Officials at a school in Colorado assigned a girl to sleep in the same bed as a boy, according to a new letter.
The students were on a cross-country overnight trip when the situation unfolded.
The girl only learned about the assignment when the boy told her after the trip started.
The girl and her parents worked to change the assignment. Chaperones on the trip finally approved the request, but only after telling the girl to lie about the reason because of the school district’s overnight rooming policy, according to lawyers representing the parents.
In most situations, “students who are transgender should be assigned to share overnight accommodations with other students that share the student’s gender identity consistently asserted at school,” according to the policy. “Under no circumstance shall a student who is transgender be required to share a room with students whose gender identity conflicts with their own.”
The policy says that “transitions,” or changing one’s gender, could surface as early as elementary school.
The girl and two other female students were told to room together, along with a fourth student, during a trip to Philadelphia and Washington in June, according to the letter. That student disclosed to the girls inside the room that he is a boy who thinks he’s a girl.
The girl was uncomfortable with the idea of sleeping with a boy and called her mother, who was also on the trip but not a chaperone. The girl met her mother in the lobby. The mother, Serena Wailes, called a chaperone, who in turn called the school’s principal. The principal called the parents of the boy, who confirmed that their child was a male who identified as a girl.
The parents said their child was in “stealth mode,” according to the letter.

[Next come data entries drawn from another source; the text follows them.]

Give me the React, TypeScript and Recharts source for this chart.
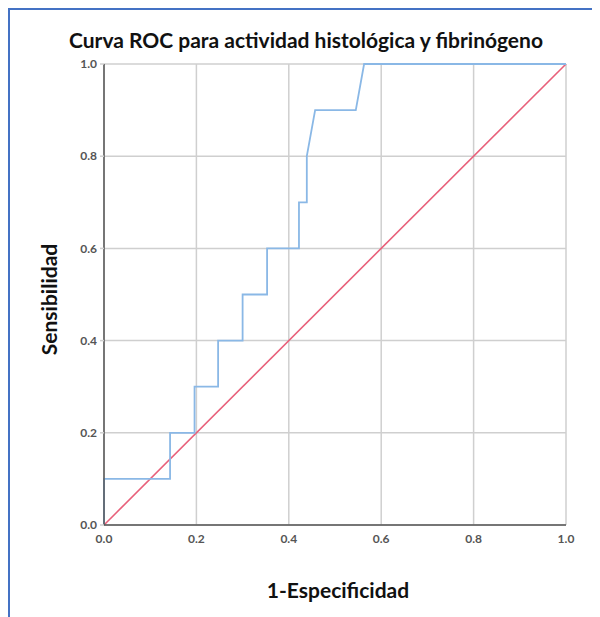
import React from 'react'
import {
  CartesianGrid,
  Line,
  LineChart,
  XAxis,
  YAxis,
} from 'recharts'

// ROC curve points (1-Especificidad, Sensibilidad)
const fpr = [0, 0, 0.143, 0.143, 0.196, 0.196, 0.247, 0.247, 0.3, 0.3, 0.353, 0.353, 0.422, 0.422, 0.439, 0.439, 0.457, 0.545, 0.563, 1]
const tpr = [0, 0.1, 0.1, 0.2, 0.2, 0.3, 0.3, 0.4, 0.4, 0.5, 0.5, 0.6, 0.6, 0.7, 0.7, 0.8, 0.9, 0.9, 1, 1]

// reference diagonal
const diagX = [0, 1]
const diagY = [0, 1]

const ticks = [0, 0.2, 0.4, 0.6, 0.8, 1]

const rocData = fpr.map((x, i) => ({ x, y: tpr[i] }))
const diagData = diagX.map((x, i) => ({ x, y: diagY[i] }))

const FONT = 'Lato, "Open Sans", sans-serif'

export default function App() {
  const W = 592
  const H = 609
  return (
    <div
      style={{
        position: 'relative',
        width: W,
        height: H,
        borderTop: '2px solid #4472c4',
        borderLeft: '2px solid #4472c4',
        boxSizing: 'border-box',
        fontFamily: FONT,
      }}
    >
      <div
        style={{
          position: 'absolute',
          left: 0,
          top: 17,
          width: W,
          textAlign: 'center',
          fontSize: 21,
          fontWeight: 700,
          color: '#111',
        }}
      >
        Curva ROC para actividad histológica y fibrinógeno
      </div>
      <div
        style={{
          position: 'absolute',
          left: 38 - 100,
          top: 290 - 13,
          width: 200,
          textAlign: 'center',
          fontSize: 21,
          fontWeight: 700,
          color: '#111',
          transform: 'rotate(-90deg)',
        }}
      >
        Sensibilidad
      </div>
      <div
        style={{
          position: 'absolute',
          left: 328 - 150,
          top: 567,
          width: 300,
          textAlign: 'center',
          fontSize: 21,
          fontWeight: 700,
          color: '#111',
        }}
      >
        1-Especificidad
      </div>
      <div style={{ position: 'absolute', left: -2, top: -2 }}>
        <LineChart
          width={W}
          height={H}
          margin={{ top: 56, right: 34, bottom: 62, left: 56 }}
        >
          <CartesianGrid stroke="#cfcfcf" strokeWidth={1.5} />
          <XAxis
            type="number"
            dataKey="x"
            domain={[0, 1]}
            ticks={ticks}
            tickFormatter={(v: number) => v.toFixed(1)}
            stroke="#555"
            strokeWidth={1.5}
            tickLine={false}
            tick={{ fontSize: 12, fill: '#555', fontFamily: FONT, fontWeight: 700 }}
            tickMargin={3}
            height={30}
            allowDuplicatedCategory={false}
          />
          <YAxis
            type="number"
            dataKey="y"
            domain={[0, 1]}
            ticks={ticks}
            tickFormatter={(v: number) => v.toFixed(1)}
            stroke="#555"
            strokeWidth={1.5}
            tickSize={4}
            tickLine={{ stroke: '#cfcfcf' }}
            tick={{ fontSize: 12, fill: '#555', fontFamily: FONT, fontWeight: 700 }}
            tickMargin={3}
            width={40}
          />
          <Line
            data={diagData}
            dataKey="y"
            type="linear"
            stroke="#e8607a"
            strokeWidth={1.6}
            dot={false}
            isAnimationActive={false}
          />
          <Line
            data={rocData}
            dataKey="y"
            type="linear"
            stroke="#8ab8e6"
            strokeWidth={1.8}
            dot={false}
            isAnimationActive={false}
          />
        </LineChart>
      </div>
    </div>
  )
}
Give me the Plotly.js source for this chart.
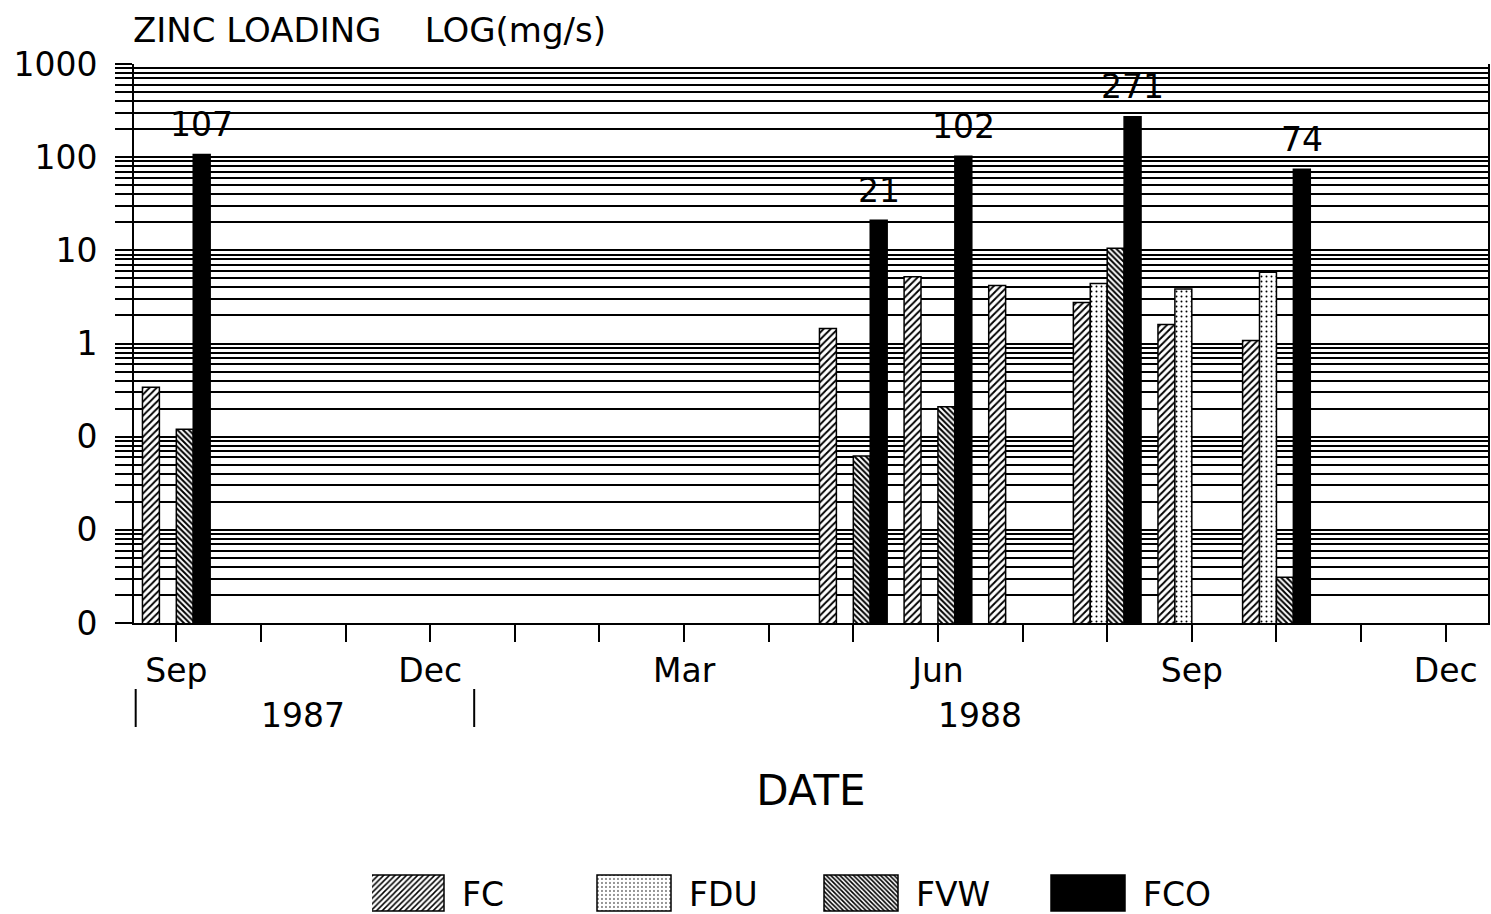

The chaperones initially tried to get the girl to switch to a different bed in the same room, and the girl agreed. The girl followed instructions from chaperones and told her roommates that she wanted to switch beds to be closer to the air conditioner. But another girl then asked the boy if he wanted to switch beds, too. That prompted the Wailes girl, identified as D.W., to call her mother again. They asked again for a new room assignment.
The chaperones agreed this time, but claimed the move was due to a sick roommate, according to the letter.
A teacher was also accused of telling the three girls who were assigned to the same room as a boy to not tell anyone that the boy was a boy, despite the boy himself disclosing that information.
The district’s policy does not afford the same rights to all students, Alliance Defending Freedom lawyers said.
Due to the policy, D.W. “was placed in a position where her privacy and comfort were not respected or even considered. Her privacy was violated,” they said. “And then, to try to protect her privacy, D.W. had to risk social ostracization because school officials required her to raise her privacy concerns during the trip and in front of other students and teachers, including the transgender student.”
The policy violates parental rights, the lawyers said. They asked for clarification of the policy, including confirmation that parents would be informed before school-sponsored trips of the sex of their children’s roommates.
“Parents, not the government, have the right to direct the upbringing and education of their children, and that includes making informed decisions to protect their child’s privacy. Schools should never hide information from parents, yet that’s exactly what JCPS officials did here. And that put the Waileses’ 11-year-old daughter in a very challenging situation where she had to choose between sleeping in the same bed with a biological boy and advocating for her privacy in front of her teachers and peers,” Kate Anderson, senior counsel and director of the Alliance Defending Freedom’s Center for Parental Rights, told The Epoch Times via email.
“Understandably, the Wailes family is asking JCPS to cease its practice of intentionally withholding information about rooming accommodations from parents. Every parent should have the information needed to make the best decision for their children,” she added.
The Wailes have two fourth-grade children who are planning to go on a similar trip in 2024 and have already begun fundraising for it, according to the letter.
Jefferson County School Board member Paula Reed declined to comment.
Ms. Dorland and the other members of the board did not respond to queries.